Her personal brand has helped build trust long before a client ever reaches out, while also helping her grow her client base through genuine connections.
Alex Tross and Nicola Fleet-Milne offered a different perspective. Their personal brands have been built over many years through networking, meaningful relationships and the reputation they've earned from those they've worked with.
Their experiences reinforced that a personal brand isn't something you simply create online it's something you build through every interaction, conversation and opportunity to add value.
They both spoke about wanting to be recognised as trusted experts in their fields, and that recognition came from consistently demonstrating their knowledge and professionalism as that was the way for them to grow there personal brand.
The discussion challenged a common misconception: that personal branding is about self promotion.
I came away thinking it's much more about reputation than recognition. It's about being intentional with how you show up, ensuring your actions align with your values and allowing people to experience who you are through the way you work, communicate and support others.
My biggest takeaways were:
· Be authentic people connect with genuine people, not carefully curated personas.
· Let your work, your actions and your character do the talking.
· Advocate for others as much as you advocate for yourself. People remember those who celebrate and support their peers.
· Invest in genuine relationships rather than simply growing your network.
· Use LinkedIn to contribute, share your learning and join conversations that align with your interests and aspirations.
· Build a personal brand that reflects who you truly are while being intentional about the audience you want to reach and the opportunities you hope to create.
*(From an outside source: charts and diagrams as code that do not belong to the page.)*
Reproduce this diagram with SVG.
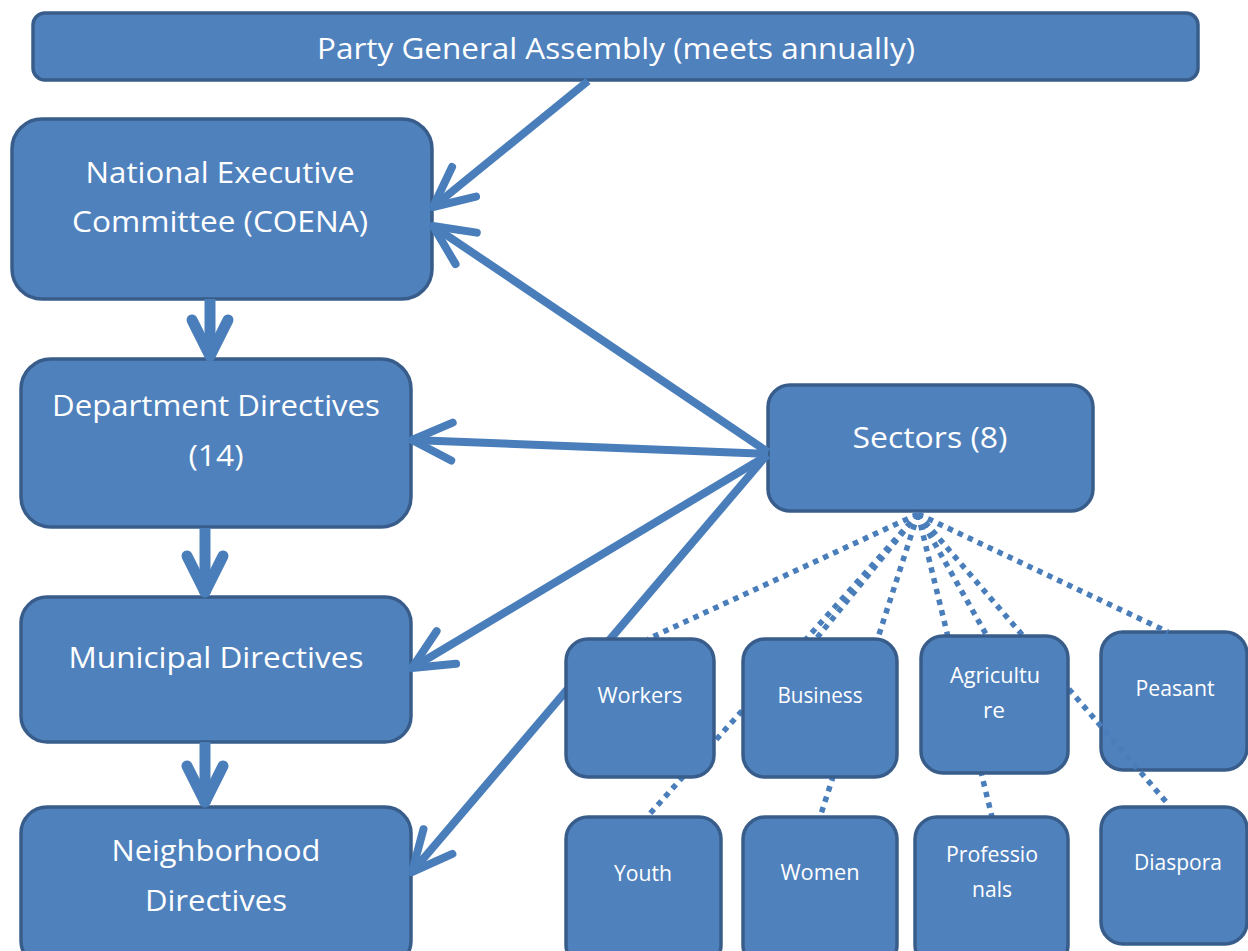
<svg xmlns="http://www.w3.org/2000/svg" width="1248" height="951" viewBox="0 0 1248 951">
<style>
.box{fill:#4f81bd;stroke:#385d8a;stroke-width:3.5}
.t{fill:#ffffff;font-family:"Open Sans","Noto Sans","DejaVu Sans",sans-serif;text-anchor:middle}
.big{font-size:30px}
.sm{font-size:21px}
.arr{fill:none;stroke:#4a7ebb;stroke-width:8;marker-end:url(#ah)}
.dn{fill:none;stroke:#4a7ebb;stroke-width:11;marker-end:url(#ahd)}
.dot{fill:none;stroke:#4a7ebb;stroke-width:5.5;stroke-dasharray:5.5 5.5}
</style>
<defs>
<marker id="ah" markerUnits="userSpaceOnUse" viewBox="-50 -30 60 60" markerWidth="60" markerHeight="60" refX="0" refY="0" orient="auto">
<path d="M-40,-19 L0,0 L-40,19" fill="none" stroke="#4a7ebb" stroke-width="8" stroke-linecap="round" stroke-linejoin="round"/>
</marker>
<marker id="ahd" markerUnits="userSpaceOnUse" viewBox="-50 -30 60 60" markerWidth="60" markerHeight="60" refX="0" refY="0" orient="auto">
<path d="M-38,-18 L-2,0 L-38,18" fill="none" stroke="#4a7ebb" stroke-width="11" stroke-linecap="round" stroke-linejoin="round"/>
</marker>
</defs>

<g id="assembly">
<rect class="box" x="33" y="13" width="1165" height="67" rx="12"/>
<text class="t big" x="616" y="59" textLength="598" lengthAdjust="spacingAndGlyphs">Party General Assembly (meets annually)</text>
</g>
<g id="coena">
<rect class="box" x="12" y="119" width="420" height="180" rx="30"/>
<text class="t big" x="220" y="183" textLength="269" lengthAdjust="spacingAndGlyphs">National Executive</text>
<text class="t big" x="220" y="232" textLength="296" lengthAdjust="spacingAndGlyphs">Committee (COENA)</text>
</g>
<g id="department">
<rect class="box" x="21" y="359" width="390" height="168" rx="30"/>
<text class="t big" x="216" y="416" textLength="328" lengthAdjust="spacingAndGlyphs">Department Directives</text>
<text class="t big" x="216" y="466" textLength="55" lengthAdjust="spacingAndGlyphs">(14)</text>
</g>
<g id="municipal">
<rect class="box" x="21" y="597" width="390" height="145" rx="26"/>
<text class="t big" x="216" y="668" textLength="295" lengthAdjust="spacingAndGlyphs">Municipal Directives</text>
</g>
<g id="neighborhood">
<rect class="box" x="21" y="807" width="390" height="160" rx="26"/>
<text class="t big" x="216" y="861" textLength="209" lengthAdjust="spacingAndGlyphs">Neighborhood</text>
<text class="t big" x="216" y="911" textLength="142" lengthAdjust="spacingAndGlyphs">Directives</text>
</g>
<g id="sectors">
<rect class="box" x="768" y="385" width="325" height="126" rx="22"/>
<text class="t big" x="930" y="448" textLength="155" lengthAdjust="spacingAndGlyphs">Sectors (8)</text>
</g>
<g id="peasant">
<rect class="box" x="1101" y="632" width="146" height="138" rx="22"/>
<text class="t sm" x="1175" y="696" textLength="79" lengthAdjust="spacingAndGlyphs">Peasant</text>
</g>

<g id="connectors">
<path class="dot" d="M918,514 L648,639"/>
<path class="dot" d="M918,514 L816,639"/>
<path class="dot" d="M918,514 L987,636"/>
<path class="dot" d="M918,514 L1168,632"/>
<path class="dot" d="M918,514 L647,817"/>
<path class="dot" d="M918,514 L820,817"/>
<path class="dot" d="M918,514 L992,817"/>
<path class="dot" d="M918,514 L1168,804"/>
<path class="arr" d="M588,81 L433,207"/>
<path class="arr" d="M768,452 L433,226"/>
<path class="arr" d="M768,454 L412,440"/>
<path class="arr" d="M768,455 L412,668"/>
<path class="arr" d="M766,456 L412,872"/>
<path class="dn" d="M210,299 L210,358"/>
<path class="dn" d="M205,528 L205,594"/>
<path class="dn" d="M205,742 L205,804"/>
</g>

<g id="workers">
<rect class="box" x="566" y="639" width="148" height="138" rx="22"/>
<text class="t sm" x="640" y="703" textLength="85" lengthAdjust="spacingAndGlyphs">Workers</text>
</g>
<g id="business">
<rect class="box" x="743" y="639" width="154" height="138" rx="22"/>
<text class="t sm" x="820" y="703" textLength="85" lengthAdjust="spacingAndGlyphs">Business</text>
</g>
<g id="agriculture">
<rect class="box" x="921" y="636" width="147" height="137" rx="22"/>
<text class="t sm" x="995" y="683" textLength="90" lengthAdjust="spacingAndGlyphs">Agricultu</text>
<text class="t sm" x="994" y="718" textLength="22" lengthAdjust="spacingAndGlyphs">re</text>
</g>
<g id="youth">
<rect class="box" x="566" y="817" width="155" height="150" rx="22"/>
<text class="t sm" x="643" y="881" textLength="58" lengthAdjust="spacingAndGlyphs">Youth</text>
</g>
<g id="women">
<rect class="box" x="743" y="817" width="154" height="150" rx="22"/>
<text class="t sm" x="820" y="880" textLength="79" lengthAdjust="spacingAndGlyphs">Women</text>
</g>
<g id="professionals">
<rect class="box" x="915" y="817" width="153" height="150" rx="22"/>
<text class="t sm" x="992" y="862" textLength="92" lengthAdjust="spacingAndGlyphs">Professio</text>
<text class="t sm" x="992" y="897" textLength="40" lengthAdjust="spacingAndGlyphs">nals</text>
</g>
<g id="diaspora">
<rect class="box" x="1101" y="807" width="146" height="137" rx="22"/>
<text class="t sm" x="1178" y="870" textLength="88" lengthAdjust="spacingAndGlyphs">Diaspora</text>
</g>
</svg>
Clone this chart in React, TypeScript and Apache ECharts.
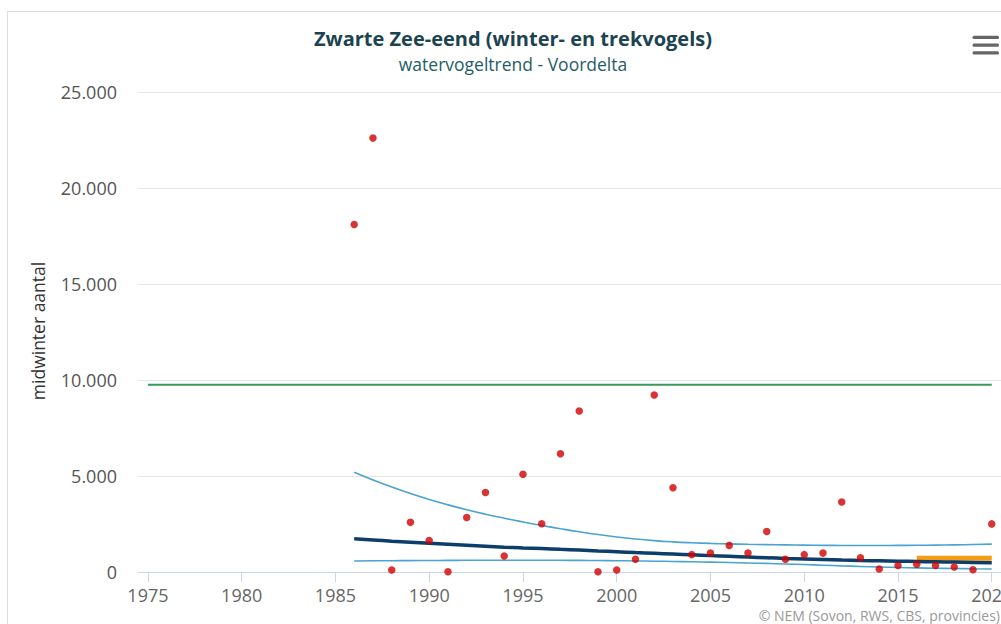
import React, { useEffect, useRef } from "react";
import * as echarts from "echarts";

const titleText = "Zwarte Zee-eend (winter- en trekvogels)";
const subtitleText = "watervogeltrend - Voordelta";
const yAxisName = "midwinter aantal";
const creditText = "© NEM (Sovon, RWS, CBS, provincies)";

const xTickValues = [1975, 1980, 1985, 1990, 1995, 2000, 2005, 2010, 2015, 2020];

const countYears = [
  1986, 1987, 1988, 1989, 1990, 1991, 1992, 1993, 1994, 1995, 1996, 1997, 1998,
  1999, 2000, 2001, 2002, 2003, 2004, 2005, 2006, 2007, 2008, 2009, 2010, 2011,
  2012, 2013, 2014, 2015, 2016, 2017, 2018, 2019, 2020,
];
const countValues = [
  18100, 22600, 120, 2600, 1650, 30, 2850, 4150, 850, 5100, 2530, 6170, 8400,
  30, 120, 680, 9230, 4400, 920, 1000, 1400, 1000, 2120, 680, 920, 1000,
  3660, 760, 170, 350, 420, 350, 280, 130, 2520,
];

const trendValues = [
  1740, 1680, 1620, 1565, 1510, 1460, 1410, 1360, 1310, 1270, 1235, 1195, 1155,
  1112, 1070, 1028, 988, 948, 908, 868, 830, 793, 758, 724, 692, 662,
  636, 614, 596, 578, 562, 546, 531, 516, 500,
];
const upperValues = [
  5210, 4810, 4440, 4100, 3790, 3510, 3255, 3025, 2815, 2620, 2440, 2270, 2110,
  1965, 1840, 1735, 1650, 1585, 1538, 1503, 1477, 1457, 1440, 1426, 1414, 1404,
  1397, 1394, 1395, 1399, 1406, 1416, 1429, 1446, 1465,
];
const lowerValues = [
  590, 598, 605, 610, 615, 620, 625, 628, 630, 630, 630, 625, 620,
  612, 603, 592, 579, 564, 548, 530, 510, 487, 462, 434, 403, 370,
  336, 303, 272, 248, 228, 211, 196, 182, 168,
];

const referenceYears = [1975, 2020];
const referenceValues = [9760, 9760];
const targetYears = [2016, 2020];
const targetValues = [730, 730];

function pairs(xs: number[], ys: number[]) {
  return xs.map((x, i) => [x, ys[i]]);
}

function fmtThousands(v: number) {
  return String(v).replace(/\B(?=(\d{3})+(?!\d))/g, ".");
}

export default function App() {
  const ref = useRef<HTMLDivElement>(null);

  useEffect(() => {
    if (!ref.current) return;
    const chart = echarts.init(ref.current, undefined, { renderer: "svg" });
    const font = "'Open Sans', 'DejaVu Sans', sans-serif";
    const narrow = "'Liberation Sans Narrow', 'Open Sans', sans-serif";
    chart.setOption({
      animation: false,
      backgroundColor: "#ffffff",
      grid: { left: 130, right: 7.5, top: 80, bottom: 51.7, containLabel: false },
      xAxis: {
        type: "value",
        min: 1974.47,
        max: 2021,
        axisLine: { show: true, lineStyle: { color: "#ccd6eb", width: 1 } },
        axisTick: {
          show: true,
          length: 10,
          customValues: xTickValues,
          lineStyle: { color: "#ccd6eb" },
        },
        axisLabel: {
          customValues: xTickValues,
          color: "#666666",
          fontSize: 18,
          fontFamily: narrow,
          margin: 14,
          formatter: (v: number) => String(v),
        },
        splitLine: { show: false },
      },
      yAxis: {
        type: "value",
        min: 0,
        max: 25000,
        interval: 5000,
        axisLine: { show: false },
        axisTick: { show: false },
        axisLabel: {
          color: "#555555",
          fontSize: 18,
          fontFamily: font,
          margin: 21,
          formatter: (v: number) => fmtThousands(v),
        },
        splitLine: { show: true, lineStyle: { color: "#e6e6e6", width: 1 } },
      },
      graphic: [
        {
          type: "text",
          x: 505,
          y: 26,
          style: {
            text: titleText,
            fill: "#1b4350",
            font: `bold 20px ${font}`,
            textAlign: "center",
            textVerticalAlign: "middle",
          },
        },
        {
          type: "text",
          x: 505,
          y: 52,
          style: {
            text: subtitleText,
            fill: "#265c66",
            font: `17.5px ${font}`,
            textAlign: "center",
            textVerticalAlign: "middle",
          },
        },
        {
          type: "text",
          x: 30,
          y: 319,
          rotation: Math.PI / 2,
          style: {
            text: yAxisName,
            fill: "#333333",
            font: `17.5px ${font}`,
            textAlign: "center",
            textVerticalAlign: "middle",
          },
        },
        {
          type: "text",
          x: 992,
          y: 603,
          style: {
            text: creditText,
            fill: "#999999",
            font: `14px ${narrow}`,
            textAlign: "right",
            textVerticalAlign: "middle",
          },
        },
        { type: "rect", shape: { x: 964.5, y: 23.8, width: 26.5, height: 3.2, r: 1.5 }, style: { fill: "#666666" } },
        { type: "rect", shape: { x: 964.5, y: 31.5, width: 26.5, height: 3.2, r: 1.5 }, style: { fill: "#666666" } },
        { type: "rect", shape: { x: 964.5, y: 39.2, width: 26.5, height: 3.2, r: 1.5 }, style: { fill: "#666666" } },
      ],
      series: [
        {
          name: "referentie",
          type: "line",
          data: pairs(referenceYears, referenceValues),
          symbol: "none",
          lineStyle: { color: "#3a9a5c", width: 2 },
          z: 2,
        },
        {
          name: "bovengrens",
          type: "line",
          data: pairs(countYears, upperValues),
          symbol: "none",
          smooth: 0.5,
          lineStyle: { color: "#4aa3d0", width: 1.6 },
          z: 2,
        },
        {
          name: "ondergrens",
          type: "line",
          data: pairs(countYears, lowerValues),
          symbol: "none",
          smooth: 0.5,
          lineStyle: { color: "#4aa3d0", width: 1.6 },
          z: 2,
        },
        {
          name: "doel",
          type: "line",
          data: pairs(targetYears, targetValues),
          symbol: "none",
          lineStyle: { color: "#f59c12", width: 5 },
          z: 3,
        },
        {
          name: "trend",
          type: "line",
          data: pairs(countYears, trendValues),
          symbol: "none",
          smooth: 0.5,
          lineStyle: { color: "#0c3d6b", width: 3.5 },
          z: 4,
        },
        {
          name: "telling",
          type: "scatter",
          data: pairs(countYears, countValues),
          symbol: "circle",
          symbolSize: 7.5,
          itemStyle: { color: "#d20000" },
          z: 5,
        },
      ],
    });
    return () => chart.dispose();
  }, []);

  return (
    <div
      style={{
        position: "fixed",
        left: 7,
        top: 11,
        width: 994,
        height: 613,
        overflow: "hidden",
        borderLeft: "1px solid #dddddd",
        borderTop: "1px solid #dddddd",
        background: "#ffffff",
      }}
    >
      <div ref={ref} style={{ width: 1010, height: 612 }} />
    </div>
  );
}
The biggest lesson I left with is that a personal brand isn't something you switch on when you post on LinkedIn. It's the impression you leave after every meeting, every conversation and every piece of work you produce. LinkedIn simply gives us another way to make that reputation visible.
For me, authenticity was the recurring theme throughout the discussion. The strongest personal brands aren't built by being the loudest voice in the room or constantly promoting yourself.
They're built by consistently being someone people trust, respect and genuinely enjoy working with. If your online presence doesn't reflect the person people experience every day, then it isn't really your personal brand it's just a profile.
A huge thank you to Future Faces, Forvis Mazars and the panellists for such an insightful discussion. It certainly challenged the way I think about my own personal brand and reinforced that the most powerful brands are built on authenticity, consistency and trust.